Work to complete
Identify the lines holding "this" and copy them.
>> BEGIN
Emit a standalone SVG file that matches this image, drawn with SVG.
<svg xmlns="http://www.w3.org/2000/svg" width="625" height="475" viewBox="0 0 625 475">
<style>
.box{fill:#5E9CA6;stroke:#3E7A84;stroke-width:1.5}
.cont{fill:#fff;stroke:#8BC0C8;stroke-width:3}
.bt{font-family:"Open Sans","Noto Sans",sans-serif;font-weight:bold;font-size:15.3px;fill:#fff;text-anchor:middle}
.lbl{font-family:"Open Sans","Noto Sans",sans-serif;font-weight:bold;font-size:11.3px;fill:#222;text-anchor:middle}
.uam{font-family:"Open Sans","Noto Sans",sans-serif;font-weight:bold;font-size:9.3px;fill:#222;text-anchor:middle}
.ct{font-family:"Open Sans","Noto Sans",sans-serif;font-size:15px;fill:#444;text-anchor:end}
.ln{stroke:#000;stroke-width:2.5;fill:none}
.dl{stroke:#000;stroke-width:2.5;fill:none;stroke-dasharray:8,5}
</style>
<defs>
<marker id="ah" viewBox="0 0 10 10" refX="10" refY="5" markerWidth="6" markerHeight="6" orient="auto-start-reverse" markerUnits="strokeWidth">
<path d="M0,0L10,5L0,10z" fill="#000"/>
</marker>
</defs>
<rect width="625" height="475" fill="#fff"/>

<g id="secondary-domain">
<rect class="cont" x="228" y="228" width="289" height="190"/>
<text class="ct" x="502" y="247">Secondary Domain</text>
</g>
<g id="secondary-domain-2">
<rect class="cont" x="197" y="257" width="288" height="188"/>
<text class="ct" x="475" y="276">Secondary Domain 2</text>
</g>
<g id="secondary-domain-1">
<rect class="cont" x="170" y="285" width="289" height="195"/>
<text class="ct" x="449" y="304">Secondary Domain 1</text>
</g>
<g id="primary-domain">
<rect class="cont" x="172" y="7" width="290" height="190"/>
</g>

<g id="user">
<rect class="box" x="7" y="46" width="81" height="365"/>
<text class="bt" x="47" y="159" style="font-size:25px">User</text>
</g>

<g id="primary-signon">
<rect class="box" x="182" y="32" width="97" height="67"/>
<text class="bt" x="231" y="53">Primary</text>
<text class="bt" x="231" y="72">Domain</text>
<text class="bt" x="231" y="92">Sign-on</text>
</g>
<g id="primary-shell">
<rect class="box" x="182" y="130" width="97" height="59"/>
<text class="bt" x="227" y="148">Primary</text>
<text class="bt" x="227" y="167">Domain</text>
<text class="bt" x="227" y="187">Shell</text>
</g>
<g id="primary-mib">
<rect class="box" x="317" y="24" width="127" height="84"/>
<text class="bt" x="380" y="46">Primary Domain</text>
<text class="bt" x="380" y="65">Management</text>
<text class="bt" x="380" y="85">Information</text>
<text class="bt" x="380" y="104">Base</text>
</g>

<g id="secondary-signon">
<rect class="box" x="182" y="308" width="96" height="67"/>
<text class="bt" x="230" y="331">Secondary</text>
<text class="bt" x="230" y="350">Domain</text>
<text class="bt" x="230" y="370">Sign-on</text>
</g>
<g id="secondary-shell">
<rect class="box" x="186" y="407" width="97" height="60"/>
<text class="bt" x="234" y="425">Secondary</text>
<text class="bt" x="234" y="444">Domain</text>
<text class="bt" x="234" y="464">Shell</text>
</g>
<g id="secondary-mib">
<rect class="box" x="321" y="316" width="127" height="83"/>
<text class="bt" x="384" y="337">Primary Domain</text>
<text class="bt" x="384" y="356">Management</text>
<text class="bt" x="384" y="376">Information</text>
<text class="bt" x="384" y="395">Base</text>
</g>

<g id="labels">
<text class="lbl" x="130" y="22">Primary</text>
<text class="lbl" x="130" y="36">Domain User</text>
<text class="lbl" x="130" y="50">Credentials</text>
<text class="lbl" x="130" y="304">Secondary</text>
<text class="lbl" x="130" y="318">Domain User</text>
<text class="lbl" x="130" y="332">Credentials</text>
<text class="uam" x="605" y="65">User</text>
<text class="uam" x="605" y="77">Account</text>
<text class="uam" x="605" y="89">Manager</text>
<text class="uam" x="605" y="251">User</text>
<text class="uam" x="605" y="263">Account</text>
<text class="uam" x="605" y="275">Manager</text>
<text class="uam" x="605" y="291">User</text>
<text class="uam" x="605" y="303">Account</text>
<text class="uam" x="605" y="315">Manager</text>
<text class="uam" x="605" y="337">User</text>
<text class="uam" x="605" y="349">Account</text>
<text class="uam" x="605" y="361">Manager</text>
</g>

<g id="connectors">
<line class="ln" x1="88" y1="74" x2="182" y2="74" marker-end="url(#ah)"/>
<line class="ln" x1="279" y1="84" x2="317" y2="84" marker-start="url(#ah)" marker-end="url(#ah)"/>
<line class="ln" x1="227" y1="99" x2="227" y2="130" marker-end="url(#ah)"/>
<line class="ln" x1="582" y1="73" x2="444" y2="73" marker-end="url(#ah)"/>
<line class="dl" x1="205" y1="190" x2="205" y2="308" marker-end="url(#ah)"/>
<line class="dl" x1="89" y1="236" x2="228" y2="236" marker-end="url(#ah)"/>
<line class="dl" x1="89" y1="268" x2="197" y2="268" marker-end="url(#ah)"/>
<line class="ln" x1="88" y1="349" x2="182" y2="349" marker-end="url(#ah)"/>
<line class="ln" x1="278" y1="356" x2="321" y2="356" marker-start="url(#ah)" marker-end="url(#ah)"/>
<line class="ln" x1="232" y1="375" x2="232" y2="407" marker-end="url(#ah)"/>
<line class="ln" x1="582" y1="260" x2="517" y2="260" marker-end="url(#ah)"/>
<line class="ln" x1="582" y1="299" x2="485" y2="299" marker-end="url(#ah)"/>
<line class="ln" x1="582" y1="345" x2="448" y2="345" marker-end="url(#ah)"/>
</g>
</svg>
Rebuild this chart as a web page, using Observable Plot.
>> END
Result of the exercise
Emit a standalone SVG file that matches this image, drawn with SVG.
Rebuild this chart as a web page, using Observable Plot.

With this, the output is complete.